Rights groups, such as the New-York-based Human Rights Watch (HRW) are urging member states not to overlook a number of issues however, including Sein’s pledge to allow the UN High Commissioner for Human Rights to set up an office in the once isolated country.
“They [EU leaders ] should of course encourage President Thein Sein’s reforms, but also press him to address the hard reality of serious ongoing human rights violations in Burma,” said Lotte Leicht, EU director at HRW, in a statement.
The decades of persecution and human rights abuse by the former military junta have not ended completely.
The government is accused of indiscriminate shelling and killing scores of civilians in the Kachin state in its efforts to wipe out the Kachin independence movement.
Summary executions, rape, the use of child soldiers, unlawful forced labor and looting are among other charges brought by NGOs.
Ashton in mid-January voiced concern over the fighting, noting the “shelling of Laiza and the resulting deaths of innocent civilians are particularly troubling.”
But Sein says they have since brokered a peace deal and that “all our nationalities are living together side by side and they are living in harmony and peace."

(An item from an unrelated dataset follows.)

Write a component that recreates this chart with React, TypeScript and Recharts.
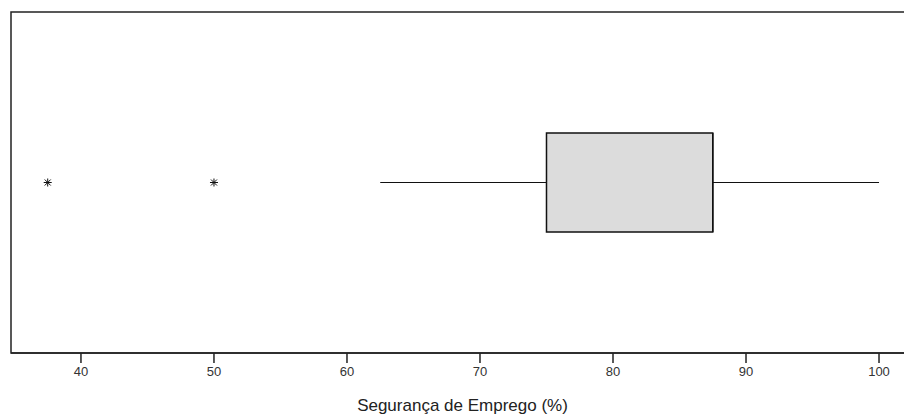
import React from 'react';
import {
  ScatterChart,
  Scatter,
  XAxis,
  YAxis,
  ReferenceArea,
  ReferenceLine
} from 'recharts';

// five-number summary (median sits on the box edge)
const statNames = ['lowerWhisker', 'q1', 'median', 'q3', 'upperWhisker'];
const statValues = [62.5, 75, 87.5, 87.5, 100];
const outlierValues = [37.5, 50];
const xTicks = [40, 50, 60, 70, 80, 90, 100];
const axisTitle = 'Segurança de Emprego (%)';

const stat = (name: string) => statValues[statNames.indexOf(name)];

// plot runs a little past the right edge of the picture, as in the source
const X_DOMAIN: [number, number] = [34.74, 102.63];
const ROW = 1;
const BOX_HALF = 0.29;

const outlierData = outlierValues.map((v) => ({ x: v, y: ROW }));

// R-style pch=8 asterisk
const Asterisk = (props: any) => {
  const { cx, cy } = props;
  const r = 4;
  const d = 3;
  return (
    <g stroke="#111" strokeWidth={1}>
      <line x1={cx - r} y1={cy} x2={cx + r} y2={cy} />
      <line x1={cx} y1={cy - r} x2={cx} y2={cy + r} />
      <line x1={cx - d} y1={cy - d} x2={cx + d} y2={cy + d} />
      <line x1={cx - d} y1={cy + d} x2={cx + d} y2={cy - d} />
    </g>
  );
};

const App: React.FC = () => {
  return (
    <div
      style={{
        position: 'absolute',
        left: 0,
        top: 0,
        width: 904,
        height: 417,
        overflow: 'hidden',
        background: '#fff'
      }}
    >
      <ScatterChart
        width={916}
        height={417}
        margin={{ top: 12, right: 2, bottom: 0, left: 11 }}
      >
        <XAxis
          type="number"
          dataKey="x"
          domain={X_DOMAIN}
          ticks={xTicks}
          allowDataOverflow
          height={64}
          stroke="#222"
          strokeWidth={1.5}
          tickSize={10}
          tickMargin={4}
          tick={{ fill: '#333', fontSize: 13, fontFamily: 'Liberation Sans, Arial, sans-serif' }}
          label={{
            value: axisTitle,
            position: 'insideBottom',
            offset: 6,
            fill: '#222',
            fontSize: 17,
            fontFamily: 'Liberation Sans, Arial, sans-serif'
          }}
        />
        <YAxis type="number" dataKey="y" domain={[0, 2]} hide />

        {/* plot frame */}
        <ReferenceArea
          x1={X_DOMAIN[0]}
          x2={X_DOMAIN[1]}
          y1={0}
          y2={2}
          fill="none"
          stroke="#222"
          strokeWidth={1.5}
          fillOpacity={0}
        />

        {/* whiskers */}
        <ReferenceLine
          segment={[{ x: stat('lowerWhisker'), y: ROW }, { x: stat('q1'), y: ROW }]}
          stroke="#111"
          strokeWidth={1.2}
        />
        <ReferenceLine
          segment={[{ x: stat('q3'), y: ROW }, { x: stat('upperWhisker'), y: ROW }]}
          stroke="#111"
          strokeWidth={1.2}
        />

        {/* box */}
        <ReferenceArea
          x1={stat('q1')}
          x2={stat('q3')}
          y1={ROW - BOX_HALF}
          y2={ROW + BOX_HALF}
          fill="#dcdcdc"
          fillOpacity={1}
          stroke="#111"
          strokeWidth={1.5}
        />
        <ReferenceLine
          segment={[{ x: stat('median'), y: ROW - BOX_HALF }, { x: stat('median'), y: ROW + BOX_HALF }]}
          stroke="#111"
          strokeWidth={1.5}
        />

        <Scatter data={outlierData} shape={<Asterisk />} isAnimationActive={false} />
      </ScatterChart>
    </div>
  );
};

export default App;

Other problems also remain.
HRW says the government continues to use coercive tactics to crack down on peaceful protests in the country’s capital and surrounding towns.
The Rohingya Muslim minority, numbering around 800,000 people, remains on the margins of society as the government refuses to grant them citizenship.
Sein has said his government does not intend to revise the 1982 citizenship law, whose provisions are used to deny rights to most Rohingya.
The United Nations ranks the group as among the world’s most persecuted.
“The EU is not genuinely assisting Burma’s transition - and, more importantly, its people - if it settles for feel-good platitudes,” said Leicht.